» Problem requirements
Images embedded in the records are excluded; print everything else exactly as given.

----------------

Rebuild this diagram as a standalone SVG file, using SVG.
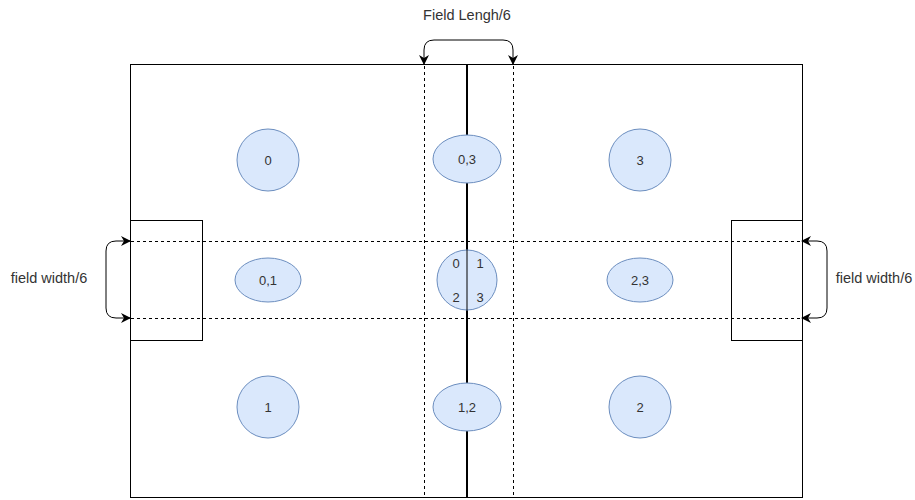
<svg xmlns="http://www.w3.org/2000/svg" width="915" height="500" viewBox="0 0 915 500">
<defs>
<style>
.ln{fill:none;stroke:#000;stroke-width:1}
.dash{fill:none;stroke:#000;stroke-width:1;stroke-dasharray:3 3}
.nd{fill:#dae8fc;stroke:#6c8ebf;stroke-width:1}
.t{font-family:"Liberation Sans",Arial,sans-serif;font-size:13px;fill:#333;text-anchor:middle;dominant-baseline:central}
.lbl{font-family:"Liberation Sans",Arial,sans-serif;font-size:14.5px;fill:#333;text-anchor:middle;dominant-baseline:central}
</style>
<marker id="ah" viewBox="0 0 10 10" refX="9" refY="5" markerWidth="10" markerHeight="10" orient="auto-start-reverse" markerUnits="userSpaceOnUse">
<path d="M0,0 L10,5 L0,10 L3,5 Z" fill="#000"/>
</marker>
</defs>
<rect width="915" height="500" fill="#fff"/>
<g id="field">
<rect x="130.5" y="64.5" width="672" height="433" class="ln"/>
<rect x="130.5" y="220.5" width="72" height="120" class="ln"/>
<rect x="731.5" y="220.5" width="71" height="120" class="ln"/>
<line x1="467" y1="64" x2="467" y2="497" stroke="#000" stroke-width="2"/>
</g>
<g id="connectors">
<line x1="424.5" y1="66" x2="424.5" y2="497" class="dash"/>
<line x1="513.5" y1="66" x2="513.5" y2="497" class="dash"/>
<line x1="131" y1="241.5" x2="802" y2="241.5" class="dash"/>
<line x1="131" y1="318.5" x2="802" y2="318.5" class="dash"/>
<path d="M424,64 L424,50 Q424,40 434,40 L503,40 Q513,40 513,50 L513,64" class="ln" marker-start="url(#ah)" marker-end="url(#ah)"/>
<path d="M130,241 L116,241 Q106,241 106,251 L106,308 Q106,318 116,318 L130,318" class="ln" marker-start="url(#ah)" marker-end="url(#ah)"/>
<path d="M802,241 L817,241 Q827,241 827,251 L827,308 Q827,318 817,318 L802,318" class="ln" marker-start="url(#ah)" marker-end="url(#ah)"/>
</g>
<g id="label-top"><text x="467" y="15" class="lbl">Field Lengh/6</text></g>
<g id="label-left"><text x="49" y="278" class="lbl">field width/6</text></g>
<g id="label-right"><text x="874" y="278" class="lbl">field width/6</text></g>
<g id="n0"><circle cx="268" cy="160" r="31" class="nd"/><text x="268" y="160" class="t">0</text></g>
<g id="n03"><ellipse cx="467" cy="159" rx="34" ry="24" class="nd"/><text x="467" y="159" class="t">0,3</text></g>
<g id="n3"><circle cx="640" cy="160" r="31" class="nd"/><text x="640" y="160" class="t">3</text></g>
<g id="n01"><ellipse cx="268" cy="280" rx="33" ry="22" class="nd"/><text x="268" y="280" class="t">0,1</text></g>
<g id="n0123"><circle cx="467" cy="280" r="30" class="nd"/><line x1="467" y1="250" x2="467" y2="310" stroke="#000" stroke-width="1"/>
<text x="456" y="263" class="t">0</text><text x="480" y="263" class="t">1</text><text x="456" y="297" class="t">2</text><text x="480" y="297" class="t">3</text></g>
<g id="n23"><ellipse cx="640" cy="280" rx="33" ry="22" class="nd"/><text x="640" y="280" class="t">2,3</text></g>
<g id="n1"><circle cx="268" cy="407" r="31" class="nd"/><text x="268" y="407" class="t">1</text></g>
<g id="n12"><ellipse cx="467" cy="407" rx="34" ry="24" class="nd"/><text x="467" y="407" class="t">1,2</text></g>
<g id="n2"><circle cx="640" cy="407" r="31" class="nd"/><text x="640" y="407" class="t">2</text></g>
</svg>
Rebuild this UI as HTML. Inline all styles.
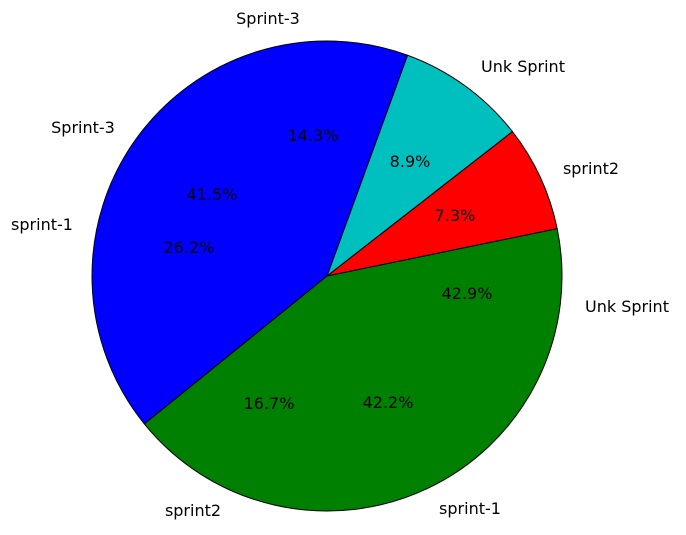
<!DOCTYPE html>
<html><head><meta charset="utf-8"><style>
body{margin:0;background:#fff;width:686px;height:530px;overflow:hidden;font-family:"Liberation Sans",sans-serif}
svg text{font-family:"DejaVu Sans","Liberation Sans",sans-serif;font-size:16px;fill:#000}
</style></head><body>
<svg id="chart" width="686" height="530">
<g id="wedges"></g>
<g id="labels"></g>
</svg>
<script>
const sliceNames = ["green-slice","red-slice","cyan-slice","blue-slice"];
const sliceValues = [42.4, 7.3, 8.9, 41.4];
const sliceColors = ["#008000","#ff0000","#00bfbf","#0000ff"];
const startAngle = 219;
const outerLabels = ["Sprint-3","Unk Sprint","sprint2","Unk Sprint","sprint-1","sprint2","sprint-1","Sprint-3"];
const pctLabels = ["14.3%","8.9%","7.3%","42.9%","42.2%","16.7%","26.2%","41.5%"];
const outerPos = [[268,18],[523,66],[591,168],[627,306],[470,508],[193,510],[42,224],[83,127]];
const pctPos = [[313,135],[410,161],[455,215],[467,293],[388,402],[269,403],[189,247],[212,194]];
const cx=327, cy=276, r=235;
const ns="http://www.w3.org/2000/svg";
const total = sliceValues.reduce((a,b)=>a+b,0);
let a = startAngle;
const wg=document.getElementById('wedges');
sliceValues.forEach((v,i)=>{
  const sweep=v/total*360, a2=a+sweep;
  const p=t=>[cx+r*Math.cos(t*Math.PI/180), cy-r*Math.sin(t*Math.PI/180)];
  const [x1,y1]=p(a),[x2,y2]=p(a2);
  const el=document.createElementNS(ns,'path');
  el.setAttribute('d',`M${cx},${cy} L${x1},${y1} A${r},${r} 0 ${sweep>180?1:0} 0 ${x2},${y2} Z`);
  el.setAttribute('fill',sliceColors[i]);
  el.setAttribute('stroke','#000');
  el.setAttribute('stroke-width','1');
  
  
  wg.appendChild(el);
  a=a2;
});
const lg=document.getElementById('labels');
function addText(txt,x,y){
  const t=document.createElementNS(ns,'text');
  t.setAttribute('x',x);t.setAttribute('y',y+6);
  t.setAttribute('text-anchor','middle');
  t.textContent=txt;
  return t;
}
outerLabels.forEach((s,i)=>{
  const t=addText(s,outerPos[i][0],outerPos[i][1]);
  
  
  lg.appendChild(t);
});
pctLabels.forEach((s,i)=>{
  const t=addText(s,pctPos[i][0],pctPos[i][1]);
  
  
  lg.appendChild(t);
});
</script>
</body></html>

----------------

» Answer to this exercise
Rebuild this diagram as a standalone SVG file, using SVG.
<svg xmlns="http://www.w3.org/2000/svg" width="915" height="500" viewBox="0 0 915 500">
<defs>
<style>
.ln{fill:none;stroke:#000;stroke-width:1}
.dash{fill:none;stroke:#000;stroke-width:1;stroke-dasharray:3 3}
.nd{fill:#dae8fc;stroke:#6c8ebf;stroke-width:1}
.t{font-family:"Liberation Sans",Arial,sans-serif;font-size:13px;fill:#333;text-anchor:middle;dominant-baseline:central}
.lbl{font-family:"Liberation Sans",Arial,sans-serif;font-size:14.5px;fill:#333;text-anchor:middle;dominant-baseline:central}
</style>
<marker id="ah" viewBox="0 0 10 10" refX="9" refY="5" markerWidth="10" markerHeight="10" orient="auto-start-reverse" markerUnits="userSpaceOnUse">
<path d="M0,0 L10,5 L0,10 L3,5 Z" fill="#000"/>
</marker>
</defs>
<rect width="915" height="500" fill="#fff"/>
<g id="field">
<rect x="130.5" y="64.5" width="672" height="433" class="ln"/>
<rect x="130.5" y="220.5" width="72" height="120" class="ln"/>
<rect x="731.5" y="220.5" width="71" height="120" class="ln"/>
<line x1="467" y1="64" x2="467" y2="497" stroke="#000" stroke-width="2"/>
</g>
<g id="connectors">
<line x1="424.5" y1="66" x2="424.5" y2="497" class="dash"/>
<line x1="513.5" y1="66" x2="513.5" y2="497" class="dash"/>
<line x1="131" y1="241.5" x2="802" y2="241.5" class="dash"/>
<line x1="131" y1="318.5" x2="802" y2="318.5" class="dash"/>
<path d="M424,64 L424,50 Q424,40 434,40 L503,40 Q513,40 513,50 L513,64" class="ln" marker-start="url(#ah)" marker-end="url(#ah)"/>
<path d="M130,241 L116,241 Q106,241 106,251 L106,308 Q106,318 116,318 L130,318" class="ln" marker-start="url(#ah)" marker-end="url(#ah)"/>
<path d="M802,241 L817,241 Q827,241 827,251 L827,308 Q827,318 817,318 L802,318" class="ln" marker-start="url(#ah)" marker-end="url(#ah)"/>
</g>
<g id="label-top"><text x="467" y="15" class="lbl">Field Lengh/6</text></g>
<g id="label-left"><text x="49" y="278" class="lbl">field width/6</text></g>
<g id="label-right"><text x="874" y="278" class="lbl">field width/6</text></g>
<g id="n0"><circle cx="268" cy="160" r="31" class="nd"/><text x="268" y="160" class="t">0</text></g>
<g id="n03"><ellipse cx="467" cy="159" rx="34" ry="24" class="nd"/><text x="467" y="159" class="t">0,3</text></g>
<g id="n3"><circle cx="640" cy="160" r="31" class="nd"/><text x="640" y="160" class="t">3</text></g>
<g id="n01"><ellipse cx="268" cy="280" rx="33" ry="22" class="nd"/><text x="268" y="280" class="t">0,1</text></g>
<g id="n0123"><circle cx="467" cy="280" r="30" class="nd"/><line x1="467" y1="250" x2="467" y2="310" stroke="#000" stroke-width="1"/>
<text x="456" y="263" class="t">0</text><text x="480" y="263" class="t">1</text><text x="456" y="297" class="t">2</text><text x="480" y="297" class="t">3</text></g>
<g id="n23"><ellipse cx="640" cy="280" rx="33" ry="22" class="nd"/><text x="640" y="280" class="t">2,3</text></g>
<g id="n1"><circle cx="268" cy="407" r="31" class="nd"/><text x="268" y="407" class="t">1</text></g>
<g id="n12"><ellipse cx="467" cy="407" rx="34" ry="24" class="nd"/><text x="467" y="407" class="t">1,2</text></g>
<g id="n2"><circle cx="640" cy="407" r="31" class="nd"/><text x="640" y="407" class="t">2</text></g>
</svg>
Rebuild this UI as HTML. Inline all styles.
<!DOCTYPE html>
<html><head><meta charset="utf-8"><style>
body{margin:0;background:#fff;width:686px;height:530px;overflow:hidden;font-family:"Liberation Sans",sans-serif}
svg text{font-family:"DejaVu Sans","Liberation Sans",sans-serif;font-size:16px;fill:#000}
</style></head><body>
<svg id="chart" width="686" height="530">
<g id="wedges"></g>
<g id="labels"></g>
</svg>
<script>
const sliceNames = ["green-slice","red-slice","cyan-slice","blue-slice"];
const sliceValues = [42.4, 7.3, 8.9, 41.4];
const sliceColors = ["#008000","#ff0000","#00bfbf","#0000ff"];
const startAngle = 219;
const outerLabels = ["Sprint-3","Unk Sprint","sprint2","Unk Sprint","sprint-1","sprint2","sprint-1","Sprint-3"];
const pctLabels = ["14.3%","8.9%","7.3%","42.9%","42.2%","16.7%","26.2%","41.5%"];
const outerPos = [[268,18],[523,66],[591,168],[627,306],[470,508],[193,510],[42,224],[83,127]];
const pctPos = [[313,135],[410,161],[455,215],[467,293],[388,402],[269,403],[189,247],[212,194]];
const cx=327, cy=276, r=235;
const ns="http://www.w3.org/2000/svg";
const total = sliceValues.reduce((a,b)=>a+b,0);
let a = startAngle;
const wg=document.getElementById('wedges');
sliceValues.forEach((v,i)=>{
  const sweep=v/total*360, a2=a+sweep;
  const p=t=>[cx+r*Math.cos(t*Math.PI/180), cy-r*Math.sin(t*Math.PI/180)];
  const [x1,y1]=p(a),[x2,y2]=p(a2);
  const el=document.createElementNS(ns,'path');
  el.setAttribute('d',`M${cx},${cy} L${x1},${y1} A${r},${r} 0 ${sweep>180?1:0} 0 ${x2},${y2} Z`);
  el.setAttribute('fill',sliceColors[i]);
  el.setAttribute('stroke','#000');
  el.setAttribute('stroke-width','1');
  
  
  wg.appendChild(el);
  a=a2;
});
const lg=document.getElementById('labels');
function addText(txt,x,y){
  const t=document.createElementNS(ns,'text');
  t.setAttribute('x',x);t.setAttribute('y',y+6);
  t.setAttribute('text-anchor','middle');
  t.textContent=txt;
  return t;
}
outerLabels.forEach((s,i)=>{
  const t=addText(s,outerPos[i][0],outerPos[i][1]);
  
  
  lg.appendChild(t);
});
pctLabels.forEach((s,i)=>{
  const t=addText(s,pctPos[i][0],pctPos[i][1]);
  
  
  lg.appendChild(t);
});
</script>
</body></html>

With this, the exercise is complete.